How does MLB go about fixing this? Let's take a look at the short list of problems (aside from the obvious of making the All-Star Games exhibition games again).

* Fans pick the starting lineups without picking the best lineups. Favorite players aren't necessarily the best players and no thought is put into picking the best starting nine within the constraints of a team sport. This is strange and counterintuitive.

* How do you solve the DL problem? In a National League ballpark, David Ortiz and his power hitting brothers are listed as first basemen to get them onto the ballots. The effectively cuts the talent pool for the AL when playing in an NL city.

* Every team needs a representative. This isn't summer camp. Everyone doesn't deserve to play. No, I don't care how many All-Star jerseys are sold to fans of all teams. Plus, if you don't have a player who can make the team on his own, chances are no one from that town is watching the game anyways.

* The best players are not always available. Injuries or the fear of injuries always plays a role. Players who need the days to rest should be allowed to take them in lieu of the dog and pony show.

* The whine of fans that the team's manager is out to get their players. Say Terry Francona leaves Mariano Rivera in a little too long. Is he trying to secure home field for the AL, or trying to cook the Yankees closer to keep him benched a day or two? There's no good answer here.

* If teams are really out to win, why are players used in an arbitrary manner? Starting pitchers asked to enter for an inning in the fourth and exit by the fifth. Part of the reason starters can't be used as cogs in the bullpen as conditioning - both mentally and physically - to plan for the long haul. Again, this is not summer cap - let your pitcher work a full game. Let the other starters practice their Oscar speeches about how it's an honor to be nominated.

So, are there any solutions? For some aspects, yes, but in the big picture, MLB needs to decide what is more important to the game - a competitive game with a real bearing on the season, or a showcase of the league's talent and an opportunity to sell crappy mechandise.

Here's my bare bones proposal:

* Fans pick their favorite nine players using the current voting system. You then have a record of the fans' favorite players for that season and they can go out and be presented with a plaque or gilded piece of baseball equipment. There's the gold glove, silver slugger, why not a bronze hat?

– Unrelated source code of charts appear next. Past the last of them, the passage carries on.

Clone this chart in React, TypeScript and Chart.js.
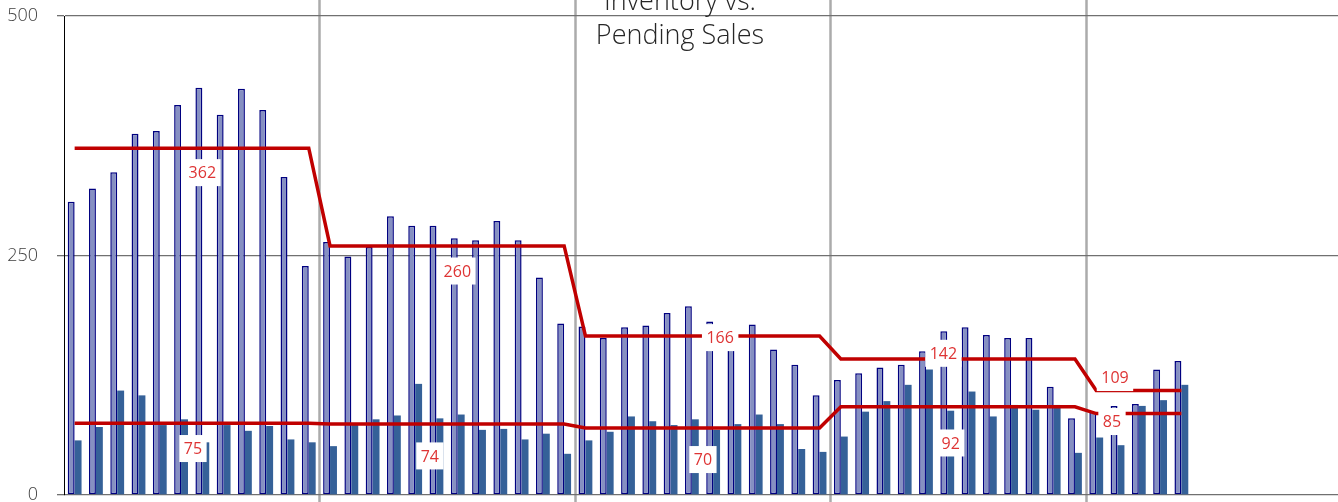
import React, { useEffect, useRef } from "react";
import { Chart, registerables } from "chart.js";

Chart.register(...registerables);

const MONTHS = ["Jan", "Feb", "Mar", "Apr", "May", "Jun", "Jul", "Aug", "Sep", "Oct", "Nov", "Dec"];
const YEARS = ["Y1", "Y2", "Y3", "Y4", "Y5"];
const LABELS = YEARS.flatMap((y) => MONTHS.map((m) => `${m} ${y}`));

const INVENTORY = [
  306, 320, 337, 377, 380, 407, 425, 397, 424, 402, 332, 239,
  264, 249, 259, 291, 281, 281, 268, 266, 286, 266, 227, 179,
  176, 164, 175, 177, 190, 197, 181, 163, 178, 152, 136, 104,
  120, 127, 133, 136, 150, 171, 175, 167, 164, 164, 113, 80,
  87, 93, 95, 131, 140,
];

const PENDING = [
  57, 71, 109, 104, 73, 79, 55, 73, 67, 72, 58, 55,
  51, 75, 79, 83, 116, 80, 84, 68, 69, 58, 64, 43,
  57, 66, 82, 77, 73, 79, 68, 74, 84, 74, 48, 45,
  61, 87, 98, 115, 131, 88, 108, 82, 94, 89, 94, 44,
  60, 52, 93, 99, 115,
];

const INVENTORY_AVG = [
  362, 362, 362, 362, 362, 362, 362, 362, 362, 362, 362, 362,
  260, 260, 260, 260, 260, 260, 260, 260, 260, 260, 260, 260,
  166, 166, 166, 166, 166, 166, 166, 166, 166, 166, 166, 166,
  142, 142, 142, 142, 142, 142, 142, 142, 142, 142, 142, 142,
  109, 109, 109, 109, 109,
];

const PENDING_AVG = [
  75, 75, 75, 75, 75, 75, 75, 75, 75, 75, 75, 75,
  74, 74, 74, 74, 74, 74, 74, 74, 74, 74, 74, 74,
  70, 70, 70, 70, 70, 70, 70, 70, 70, 70, 70, 70,
  92, 92, 92, 92, 92, 92, 92, 92, 92, 92, 92, 92,
  85, 85, 85, 85, 85,
];

const Y_TICKS = [0, 250, 500];
const AVG_LABELS = ["362", "75", "260", "74", "166", "70", "142", "92", "109", "85"];
const TITLE_LINES = ["Inventory vs.", "Pending Sales"];

// label anchor positions (category index, value) for the average labels
const LABEL_ANCHORS = [
  { i: 6.0, v: 336.5 },
  { i: 5.56, v: 48.5 },
  { i: 17.98, v: 233.8 },
  { i: 16.69, v: 40.8 },
  { i: 30.33, v: 164.3 },
  { i: 29.52, v: 37 },
  { i: 40.82, v: 147.9 },
  { i: 41.16, v: 54.3 },
  { i: 48.88, v: 122.6 },
  { i: 48.74, v: 76.7 },
];

const FONT = "'Open Sans'";

const overlayPlugin = {
  id: "overlay",
  beforeDraw(chart: any) {
    const { ctx } = chart;
    const x = chart.scales.x;
    ctx.save();
    ctx.strokeStyle = "#ababab";
    ctx.lineWidth = 2.5;
    for (let b = 12; b < LABELS.length; b += 12) {
      const px = Math.round(x.getPixelForValue(b - 0.5)) + 0.5;
      ctx.beginPath();
      ctx.moveTo(px, 0);
      ctx.lineTo(px, chart.height);
      ctx.stroke();
    }
    ctx.restore();
  },
  afterDraw(chart: any) {
    const { ctx } = chart;
    const x = chart.scales.x;
    const y = chart.scales.y;
    ctx.save();
    const fs = 16;
    ctx.font = `400 ${fs}px ${FONT}`;
    ctx.textAlign = "center";
    ctx.textBaseline = "alphabetic";
    LABEL_ANCHORS.forEach((a, k) => {
      const t = AVG_LABELS[k];
      const cx = x.getPixelForValue(a.i);
      const cy = y.getPixelForValue(a.v);
      const w = ctx.measureText(t).width + 9;
      const h = 27;
      ctx.fillStyle = "#ffffff";
      ctx.fillRect(cx - w / 2, cy - h / 2, w, h);
      ctx.fillStyle = "#de3434";
      ctx.fillText(t, cx, cy + fs * 0.36);
    });
    ctx.font = `300 27px ${FONT}`;
    ctx.fillStyle = "#262626";
    ctx.fillText(TITLE_LINES[0], 680, 10);
    ctx.fillText(TITLE_LINES[1], 680, 44);
    ctx.restore();
  },
};

export default function App() {
  const ref = useRef<HTMLCanvasElement | null>(null);

  useEffect(() => {
    if (!ref.current) return;
    const chart = new Chart(ref.current, {
      type: "bar",
      data: {
        labels: LABELS,
        datasets: [
          {
            type: "line",
            label: "Inventory average",
            data: INVENTORY_AVG,
            borderColor: "#c00000",
            borderWidth: 3.5,
            pointRadius: 0,
            tension: 0,
            order: 0,
          } as any,
          {
            type: "line",
            label: "Pending average",
            data: PENDING_AVG,
            borderColor: "#c00000",
            borderWidth: 3.5,
            pointRadius: 0,
            tension: 0,
            order: 0,
          } as any,
          {
            type: "bar",
            label: "Inventory",
            data: INVENTORY,
            backgroundColor: "#8690c2",
            borderColor: "#000080",
            borderWidth: 1.5,
            borderSkipped: false,
            order: 1,
          } as any,
          {
            type: "bar",
            label: "Pending Sales",
            data: PENDING,
            backgroundColor: "#356198",
            borderWidth: 0,
            order: 1,
          } as any,
        ],
      },
      options: {
        responsive: false,
        animation: false,
        layout: { padding: { top: 16, bottom: 25, left: 0, right: 0 } },
        plugins: {
          legend: { display: false },
          tooltip: { enabled: false },
          title: { display: false },
        },
        datasets: {
          bar: { categoryPercentage: 0.65, barPercentage: 1 },
        },
        scales: {
          x: {
            display: false,
            offset: true,
          },
          y: {
            min: 0,
            max: 500,
            afterFit: (s: any) => {
              s.width = 64;
              s.paddingTop = 0;
              s.paddingBottom = 0;
            },
            afterBuildTicks: (s: any) => {
              s.ticks = Y_TICKS.map((v) => ({ value: v }));
            },
            ticks: {
              color: "#404040",
              font: { family: "'Open Sans'", size: 18, weight: "300" },
              padding: 19,
            },
            grid: {
              color: "#707070",
              lineWidth: 1.3,
              tickLength: 7,
              drawTicks: true,
            },
            border: { display: true, color: "#000000", width: 1 },
          },
        },
      },
      plugins: [overlayPlugin],
    });
    return () => chart.destroy();
  }, []);

  return (
    <div
      style={{
        position: "fixed",
        left: 0,
        top: 0,
        width: 1338,
        height: 502,
        overflow: "hidden",
        background: "#ffffff",
      }}
    >
      <canvas ref={ref} width={1341} height={520} style={{ display: "block" }} />
    </div>
  );
}
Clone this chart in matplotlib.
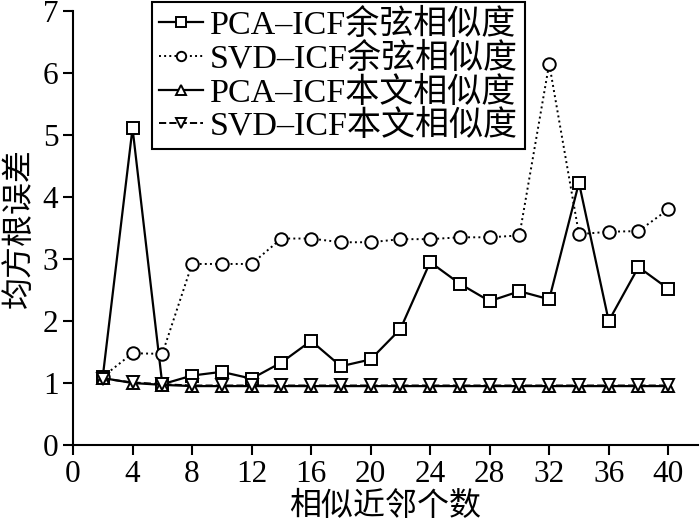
import matplotlib
matplotlib.use("Agg")
import matplotlib.pyplot as plt

plt.rcParams['font.family'] = ['Liberation Serif', 'Noto Sans CJK SC']

# neighbour counts
k = [2, 4, 6, 8, 10, 12, 14, 16, 18, 20, 22, 24, 26, 28, 30, 32, 34, 36, 38, 40]

pca_cos = [1.10, 5.11, 0.98, 1.12, 1.18, 1.07, 1.33, 1.68, 1.27, 1.38,
           1.87, 2.95, 2.60, 2.32, 2.48, 2.35, 4.23, 2.00, 2.87, 2.52]
svd_cos = [1.10, 1.48, 1.47, 2.92, 2.92, 2.92, 3.33, 3.33, 3.27, 3.27,
           3.32, 3.32, 3.35, 3.35, 3.38, 6.15, 3.40, 3.44, 3.45, 3.80]
pca_new = [1.08, 1.00, 0.97, 0.95, 0.95, 0.95, 0.95, 0.95, 0.95, 0.95,
           0.95, 0.95, 0.95, 0.95, 0.95, 0.95, 0.95, 0.95, 0.95, 0.95]
svd_new = [1.07, 1.01, 0.98, 0.96, 0.96, 0.96, 0.96, 0.96, 0.96, 0.96,
           0.96, 0.96, 0.96, 0.96, 0.96, 0.96, 0.96, 0.96, 0.96, 0.96]

names = ["PCA–ICF余弦相似度", "SVD–ICF余弦相似度", "PCA–ICF本文相似度", "SVD–ICF本文相似度"]

fig = plt.figure(figsize=(7, 5.25), dpi=100)
ax = fig.add_axes([73/700, 80/525, 625/700, 434/525])

style = dict(color='black', markerfacecolor='white', markeredgecolor='black',
             markersize=9, markeredgewidth=1.4)
ax.plot(k, pca_cos, '-', marker='s', lw=1.6, label=names[0], **style)
ax.plot(k, svd_cos, ':', marker='o', lw=1.4, label=names[1], **style)
ax.plot(k, pca_new, '-', marker='^', lw=1.6, label=names[2], **style)
ax.plot(k, svd_new, '--', marker='v', lw=1.4, label=names[3], **style)

ax.set_xlim(0, 42)
ax.set_ylim(0, 7)
ax.set_xticks(range(0, 41, 4))
ax.set_yticks(range(0, 8))
ax.tick_params(labelsize=22.5, width=1.5, length=7, direction='out')
for s in ['top', 'right']:
    ax.spines[s].set_visible(False)
for s in ['left', 'bottom']:
    ax.spines[s].set_linewidth(1.5)

ax.set_xlabel("相似近邻个数", fontsize=23, labelpad=2)
ax.set_ylabel("均方根误差", fontsize=23, labelpad=6)

leg = ax.legend(loc='upper left', bbox_to_anchor=(152/700, 1 - 2/525),
                bbox_transform=fig.transFigure, borderaxespad=0,
                fontsize=24.5, fancybox=False, edgecolor='black', framealpha=1,
                handlelength=1.3, handletextpad=0.2, labelspacing=0.05,
                borderpad=0.2, markerscale=0.75)
leg.get_frame().set_linewidth(1.5)

fig.savefig("out.png", dpi=100)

* Once those nine are picked, it's up to the manager to either sit or start from that list. In theory, fans could vote in three right fielders - currently they vote solely for "outfielder" on the ballot - which obviously doesn't equate to the best team on the field.

* Not every team needs to be represented.

* Pick two possible starters a few days early to allow their home clubs to adjust their rotations accordingly. This allows to Cubs to figure out how to best use Carlos Zambrano and the Diamondbacks to do the same for Dan Haren in case they are "the guy" for the game. The other starters can certainly ride the pine, but it keeps one game from depleting the league's pitching staffs. This also allows teams to load up on relievers for the late innings.

* Always use the DH. No one will complain if the NL's pitchers don't get at-bats. It makes the games more entertaining and we don't need to hear about how the NL manager is a great strategy guy for three or more innings.

* Finally, add at least one more off day for the players after the game to allow the stars to unwind, head home for a day, rest after the circus of the game. With the World Series now dipping into early November, it's not going to kill anyone to wait another day or two before diving into the second half of the season.